During the scan the radiologist was checking all the measurements - I could clearly see that the baby was bigger than I anticipated. “You are roughly 21 WEEKS AND 4 DAYS” is what came out her mouth, “with a due date of 22nd October 2018” (just 4 days before Ava’s first birthday!). Over 5 months pregnant, no bump, no symptoms and no feelings of movement. I couldn’t believe it, my pregnancy was already over half way - the panic stated it set in. How was my body going to cope with another pregnancy so soon after the first, and how was I going to cope with two babies under the age of 1.

The next couple of months flew by - we went on a big family holiday, announced our new baby news, I returned to work after my first maternity leave, my bump eventually popped and I was diagnosed with gestational diabetes for the second time.
But the end of my pregnancy was VERY hard ... this last 2/3 months of being heavily pregnant whilst trying to keep up with a 10month old who was crawling everywhere was difficult. I was physically and emotionally drained - at my 36 week check up we discovered that the baby was very sleepy, my insulin requirement had reduced and it was decided by our team that the safest option was to get her out. I was instantly filled with mummy guilt - Ava’s life was just about to be completely turned upside down, quicker than we expected.

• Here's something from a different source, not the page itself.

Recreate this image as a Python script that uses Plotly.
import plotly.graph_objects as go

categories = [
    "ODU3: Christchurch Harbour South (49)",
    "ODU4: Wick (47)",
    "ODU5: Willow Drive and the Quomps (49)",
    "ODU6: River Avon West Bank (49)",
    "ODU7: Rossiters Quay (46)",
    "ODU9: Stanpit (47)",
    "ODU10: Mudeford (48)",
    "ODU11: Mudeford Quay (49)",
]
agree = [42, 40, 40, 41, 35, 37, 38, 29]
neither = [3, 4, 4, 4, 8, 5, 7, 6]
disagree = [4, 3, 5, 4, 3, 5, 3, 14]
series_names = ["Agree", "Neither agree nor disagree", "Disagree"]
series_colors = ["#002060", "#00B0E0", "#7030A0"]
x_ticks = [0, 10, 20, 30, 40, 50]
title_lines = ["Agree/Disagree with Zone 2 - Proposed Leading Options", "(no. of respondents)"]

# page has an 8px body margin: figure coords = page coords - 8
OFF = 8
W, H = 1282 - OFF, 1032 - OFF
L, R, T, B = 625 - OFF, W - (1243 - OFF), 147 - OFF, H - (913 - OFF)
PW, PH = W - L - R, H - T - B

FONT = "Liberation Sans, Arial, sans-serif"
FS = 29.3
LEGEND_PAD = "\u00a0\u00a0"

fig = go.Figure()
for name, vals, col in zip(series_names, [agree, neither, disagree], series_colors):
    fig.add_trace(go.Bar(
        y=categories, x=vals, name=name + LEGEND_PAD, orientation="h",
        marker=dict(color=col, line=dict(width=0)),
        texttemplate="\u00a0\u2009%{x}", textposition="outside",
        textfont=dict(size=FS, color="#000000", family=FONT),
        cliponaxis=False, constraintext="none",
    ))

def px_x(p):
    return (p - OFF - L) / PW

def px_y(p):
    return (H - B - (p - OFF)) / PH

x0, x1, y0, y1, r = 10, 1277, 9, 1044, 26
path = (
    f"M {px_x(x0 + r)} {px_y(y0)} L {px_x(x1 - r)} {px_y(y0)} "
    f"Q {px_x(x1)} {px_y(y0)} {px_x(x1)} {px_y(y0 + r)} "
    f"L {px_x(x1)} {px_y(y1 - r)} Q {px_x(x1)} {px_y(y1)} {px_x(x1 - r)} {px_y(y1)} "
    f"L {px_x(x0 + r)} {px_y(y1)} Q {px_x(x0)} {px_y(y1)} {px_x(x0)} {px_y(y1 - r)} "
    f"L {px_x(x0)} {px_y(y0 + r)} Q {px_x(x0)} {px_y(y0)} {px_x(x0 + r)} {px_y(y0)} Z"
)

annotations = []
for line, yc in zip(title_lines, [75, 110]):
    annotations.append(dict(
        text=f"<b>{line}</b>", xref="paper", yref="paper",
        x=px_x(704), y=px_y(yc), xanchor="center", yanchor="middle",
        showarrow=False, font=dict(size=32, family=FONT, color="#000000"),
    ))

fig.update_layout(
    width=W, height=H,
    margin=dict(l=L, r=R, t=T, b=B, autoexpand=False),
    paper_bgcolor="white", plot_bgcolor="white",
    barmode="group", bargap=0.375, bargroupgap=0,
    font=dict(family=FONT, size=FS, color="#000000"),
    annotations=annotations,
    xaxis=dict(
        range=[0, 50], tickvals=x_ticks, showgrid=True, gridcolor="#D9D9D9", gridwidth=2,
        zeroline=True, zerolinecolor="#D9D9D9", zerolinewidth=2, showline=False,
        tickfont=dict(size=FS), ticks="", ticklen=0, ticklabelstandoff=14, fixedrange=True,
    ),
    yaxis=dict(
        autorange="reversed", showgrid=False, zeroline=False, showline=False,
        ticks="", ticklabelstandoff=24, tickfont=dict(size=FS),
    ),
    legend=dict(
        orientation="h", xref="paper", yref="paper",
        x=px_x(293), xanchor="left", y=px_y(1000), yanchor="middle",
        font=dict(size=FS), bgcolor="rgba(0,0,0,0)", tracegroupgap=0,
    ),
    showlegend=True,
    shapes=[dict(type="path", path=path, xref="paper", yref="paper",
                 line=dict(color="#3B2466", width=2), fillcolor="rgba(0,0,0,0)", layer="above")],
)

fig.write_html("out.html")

At 36 weeks & 4 days exactly 15 weeks after I first seen her on the screen, 337 days since I had given birth for the first time our beautiful little Ailey was born.

And just like that Ava became a big sister at 11 months old.

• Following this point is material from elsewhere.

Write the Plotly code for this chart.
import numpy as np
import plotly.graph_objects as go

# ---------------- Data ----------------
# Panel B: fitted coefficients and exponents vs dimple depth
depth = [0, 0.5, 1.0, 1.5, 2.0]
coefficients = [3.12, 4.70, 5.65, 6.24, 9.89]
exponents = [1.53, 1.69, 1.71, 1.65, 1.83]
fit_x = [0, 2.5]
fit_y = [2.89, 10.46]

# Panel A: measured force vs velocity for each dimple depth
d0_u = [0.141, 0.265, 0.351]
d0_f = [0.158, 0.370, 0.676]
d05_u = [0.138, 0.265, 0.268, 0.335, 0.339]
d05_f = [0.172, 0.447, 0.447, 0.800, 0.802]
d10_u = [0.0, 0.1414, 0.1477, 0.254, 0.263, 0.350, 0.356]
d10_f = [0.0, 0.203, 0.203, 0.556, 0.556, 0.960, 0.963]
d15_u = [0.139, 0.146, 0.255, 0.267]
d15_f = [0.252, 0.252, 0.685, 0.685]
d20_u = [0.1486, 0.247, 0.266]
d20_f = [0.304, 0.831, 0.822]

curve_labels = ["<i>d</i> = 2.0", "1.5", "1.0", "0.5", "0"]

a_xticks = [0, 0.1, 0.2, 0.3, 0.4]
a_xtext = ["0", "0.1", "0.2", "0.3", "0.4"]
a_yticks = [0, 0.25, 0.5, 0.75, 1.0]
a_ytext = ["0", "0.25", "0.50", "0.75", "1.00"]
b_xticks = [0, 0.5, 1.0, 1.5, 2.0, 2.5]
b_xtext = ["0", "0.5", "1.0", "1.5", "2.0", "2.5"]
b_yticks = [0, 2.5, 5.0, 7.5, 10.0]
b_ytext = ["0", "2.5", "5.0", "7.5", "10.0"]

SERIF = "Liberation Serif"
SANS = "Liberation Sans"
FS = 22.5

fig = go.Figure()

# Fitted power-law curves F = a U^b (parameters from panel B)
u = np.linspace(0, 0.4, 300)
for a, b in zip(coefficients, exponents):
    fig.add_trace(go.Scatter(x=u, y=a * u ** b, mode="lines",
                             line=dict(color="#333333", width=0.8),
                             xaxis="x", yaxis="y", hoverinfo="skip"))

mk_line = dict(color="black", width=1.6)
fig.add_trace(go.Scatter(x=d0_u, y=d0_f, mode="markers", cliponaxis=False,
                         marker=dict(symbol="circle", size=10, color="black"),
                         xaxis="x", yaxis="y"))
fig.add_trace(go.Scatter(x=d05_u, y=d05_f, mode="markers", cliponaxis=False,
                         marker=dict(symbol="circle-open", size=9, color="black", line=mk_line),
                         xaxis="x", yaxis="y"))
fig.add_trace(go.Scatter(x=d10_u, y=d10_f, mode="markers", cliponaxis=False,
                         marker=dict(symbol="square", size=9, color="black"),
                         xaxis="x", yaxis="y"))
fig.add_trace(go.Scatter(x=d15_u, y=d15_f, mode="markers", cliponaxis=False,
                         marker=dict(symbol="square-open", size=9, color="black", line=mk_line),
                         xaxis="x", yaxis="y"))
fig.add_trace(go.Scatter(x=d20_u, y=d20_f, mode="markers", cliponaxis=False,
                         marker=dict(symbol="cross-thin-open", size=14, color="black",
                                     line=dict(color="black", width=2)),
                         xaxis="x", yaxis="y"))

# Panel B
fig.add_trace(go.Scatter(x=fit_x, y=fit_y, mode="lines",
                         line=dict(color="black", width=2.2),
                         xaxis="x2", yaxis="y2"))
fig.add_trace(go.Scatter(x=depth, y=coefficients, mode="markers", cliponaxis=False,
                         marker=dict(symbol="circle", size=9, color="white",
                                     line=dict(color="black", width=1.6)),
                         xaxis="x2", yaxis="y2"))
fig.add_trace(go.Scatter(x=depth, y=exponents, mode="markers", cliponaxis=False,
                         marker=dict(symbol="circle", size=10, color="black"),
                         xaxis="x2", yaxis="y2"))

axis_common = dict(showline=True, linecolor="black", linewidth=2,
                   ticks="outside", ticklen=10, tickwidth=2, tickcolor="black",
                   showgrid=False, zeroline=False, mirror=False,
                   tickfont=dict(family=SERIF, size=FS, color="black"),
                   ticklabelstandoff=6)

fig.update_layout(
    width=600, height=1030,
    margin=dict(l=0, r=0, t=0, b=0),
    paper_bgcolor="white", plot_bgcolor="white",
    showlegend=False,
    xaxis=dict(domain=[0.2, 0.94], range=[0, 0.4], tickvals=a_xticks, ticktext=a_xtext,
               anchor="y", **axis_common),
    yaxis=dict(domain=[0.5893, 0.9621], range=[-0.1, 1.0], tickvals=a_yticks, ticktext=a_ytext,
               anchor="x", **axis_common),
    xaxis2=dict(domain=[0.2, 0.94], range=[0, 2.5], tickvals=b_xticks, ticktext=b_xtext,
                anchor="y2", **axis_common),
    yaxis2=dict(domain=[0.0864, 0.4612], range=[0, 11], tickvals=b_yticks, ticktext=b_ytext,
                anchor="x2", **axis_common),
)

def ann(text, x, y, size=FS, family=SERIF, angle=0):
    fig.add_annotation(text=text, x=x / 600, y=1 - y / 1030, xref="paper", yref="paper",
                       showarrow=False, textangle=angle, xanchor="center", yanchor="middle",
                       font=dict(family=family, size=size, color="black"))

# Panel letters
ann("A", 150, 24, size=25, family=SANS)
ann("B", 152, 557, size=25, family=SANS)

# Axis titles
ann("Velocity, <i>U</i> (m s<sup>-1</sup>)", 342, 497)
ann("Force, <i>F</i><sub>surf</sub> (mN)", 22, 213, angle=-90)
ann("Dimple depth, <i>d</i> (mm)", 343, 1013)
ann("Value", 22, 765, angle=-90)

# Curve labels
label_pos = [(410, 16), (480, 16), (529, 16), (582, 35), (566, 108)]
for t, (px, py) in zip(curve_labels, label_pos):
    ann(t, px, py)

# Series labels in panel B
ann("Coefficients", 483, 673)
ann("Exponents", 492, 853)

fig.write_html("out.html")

Once Ailey arrived she spent 4 days in NICU - the consultants decided that she was a little younger than the first anticipated as her lungs weren’t quite fully developed. She required a lot of help with her breathing, and she was fed through a tube for a few days.

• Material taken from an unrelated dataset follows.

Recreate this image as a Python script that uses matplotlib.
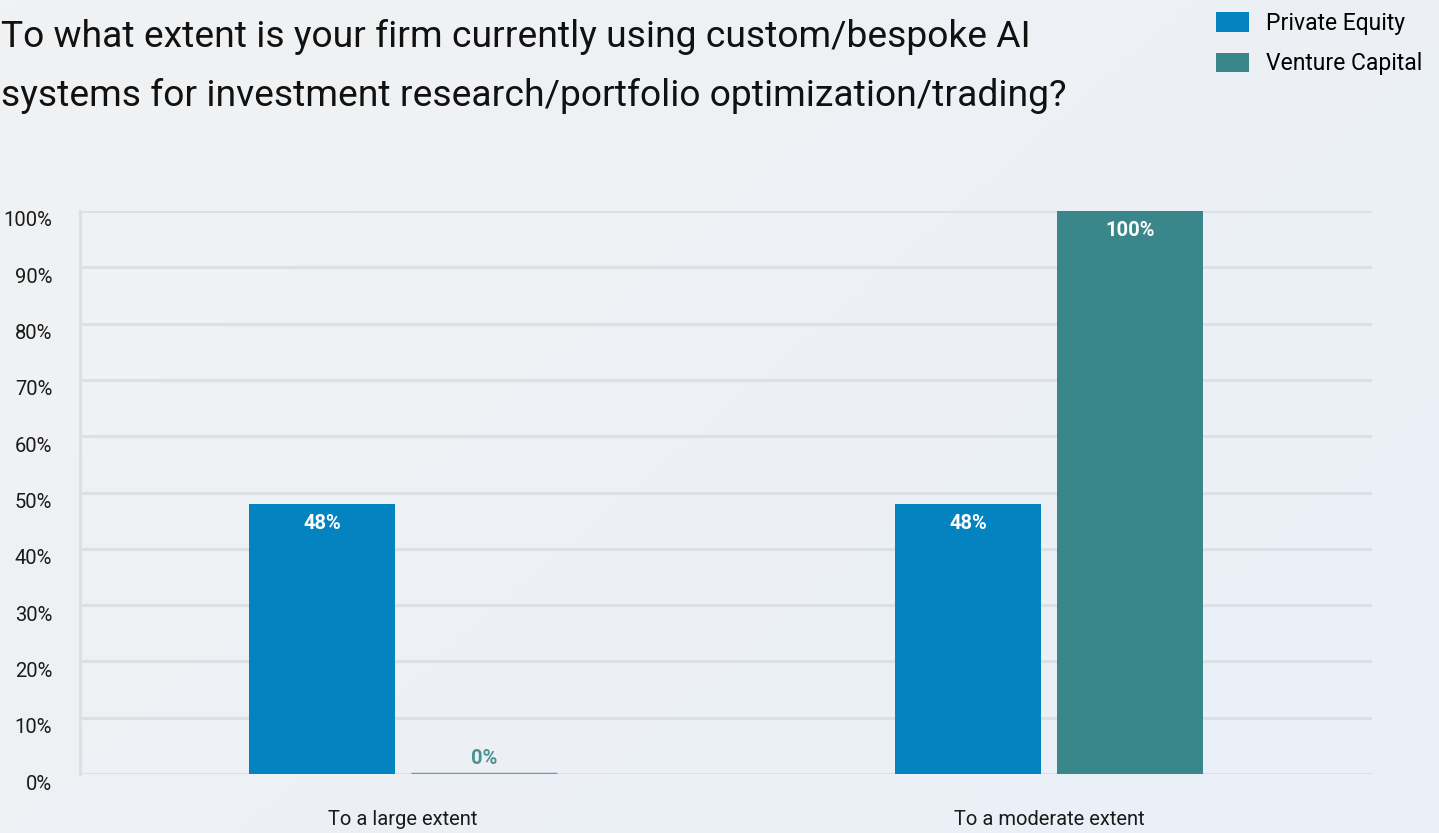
import numpy as np
import matplotlib.pyplot as plt
import matplotlib.transforms as mtransforms
from matplotlib.colors import LinearSegmentedColormap

plt.rcParams['font.family'] = ['Roboto', 'DejaVu Sans']

# Data
categories = ['To a large extent', 'To a moderate extent']
series = ['Private Equity', 'Venture Capital']
private_equity = [48, 48]
venture_capital = [0, 100]
yticks = [0, 10, 20, 30, 40, 50, 60, 70, 80, 90, 100]

colors = ['#0483c1', '#3a878b']
zero_color = '#62a2a6'
grid_color = '#dcdfe3'

fig = plt.figure(figsize=(14.39, 8.33), dpi=100)

# background gradient (grey top-left -> light blue bottom-right)
bg = fig.add_axes([0, 0, 1, 1], zorder=-10)
gx, gy = np.meshgrid(np.linspace(0, 1, 200), np.linspace(0, 1, 200))
grad = 0.6 * gx + 0.4 * gy
cmap = LinearSegmentedColormap.from_list('bg', ['#f1f2f3', '#e9f0f8'])
bg.imshow(grad, cmap=cmap, aspect='auto', extent=[0, 1, 0, 1], origin='upper')
bg.axis('off')

ax = fig.add_axes([80 / 1439, 1 - 774 / 833, 1292 / 1439, 563 / 833])
ax.patch.set_alpha(0)

x = np.arange(len(categories))
w = 0.226
off = 0.125
vals_all = [private_equity, venture_capital]
for i, (name, vals) in enumerate(zip(series, vals_all)):
    xs = x + (i * 2 - 1) * off
    ax.bar(xs, vals, width=w, color=colors[i], label=name, zorder=3, linewidth=0)
    for xx, v in zip(xs, vals):
        if v > 5:
            ax.text(xx, v - 1.8, f'{v}%', ha='center', va='top', color='white',
                    fontsize=14.5, fontweight='bold', zorder=4)
        else:
            # zero values shown as a thin line
            ax.hlines(v, xx - w / 2, xx + w / 2, color=zero_color, linewidth=2.5, zorder=4)
            ax.text(xx, v + 1.0, f'{v}%', ha='center', va='bottom', color='#4a9196',
                    fontsize=14.5, fontweight='bold', zorder=4)

ax.set_xlim(-0.5, 1.5)
ax.set_ylim(0, 100)
ax.set_yticks(yticks)
ax.set_yticklabels([f'{t}%' for t in yticks], fontsize=14.5, color='#1a1a1a')
ax.yaxis.grid(True, color=grid_color, linewidth=2.2, zorder=0)
ax.set_axisbelow(True)
ax.tick_params(axis='y', length=0, pad=20)
shift = mtransforms.ScaledTranslation(0, -8 / 100, fig.dpi_scale_trans)
for lab in ax.get_yticklabels():
    lab.set_transform(lab.get_transform() + shift)

ax.set_xticks(x)
ax.set_xticklabels(categories, fontsize=14.5, color='#1a1a1a')
ax.tick_params(axis='x', length=0, pad=26)

for s in ['top', 'right', 'bottom']:
    ax.spines[s].set_visible(False)
ax.spines['left'].set_color(grid_color)
ax.spines['left'].set_linewidth(2.2)

fig.text(0.001, 1 - 47 / 833, 'To what extent is your firm currently using custom/bespoke AI',
         fontsize=26.8, color='#111111', ha='left', va='baseline')
fig.text(0.001, 1 - 106 / 833, 'systems for investment research/portfolio optimization/trading?',
         fontsize=26.8, color='#111111', ha='left', va='baseline')

leg = fig.legend(loc='upper right', bbox_to_anchor=(1422 / 1439, 1 - 12 / 833), frameon=False,
                 fontsize=16.5, handlelength=1.43, handleheight=0.92, labelspacing=0.76,
                 handletextpad=0.74, borderaxespad=0, borderpad=0)

fig.savefig('out.png', dpi=100)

Ailey suffered from reflux from the time she came home. Til this day I have never seen a baby so small throw up so much milk in one sitting - every time I fed her we had to be surrounded by towels and muslin cloths to catch the best of it.
At the same time as struggling with a newborn baby who constantly wanted fed and didn’t like to be put down, we had an 11 month old who was learning to walk and teething.
I spent most days feeling like I was failing one of them, it was so easy to feel overwhelmed - even two years down the line I can still often feel like this.
Looking back my life was a constant haze of nappy changes, feeding different babies, organising different sized baby clothes and remembering what drawer they went into, trying to remember who drank out what bottle, what size nappy went one what little bottom, figuring out in the middle of the night which baby was crying.
Now life is challenging in different ways - we juggle nursery runs, playgroup runs, potty training and dance classes. Somedays it runs like clock work, other days it goes to sh*t... somedays I can make a homemade dinner, others it’s a frozen pizza for dinner. Some days we do messy play, others they have screen time - it’s all swings and roundabouts.
As cliche as this sounds ... double the babies is double the work, but it’s also double the love, double the fun and double the cuteness and what’s not to love about that?

Love this!!! How scary that must have been for you!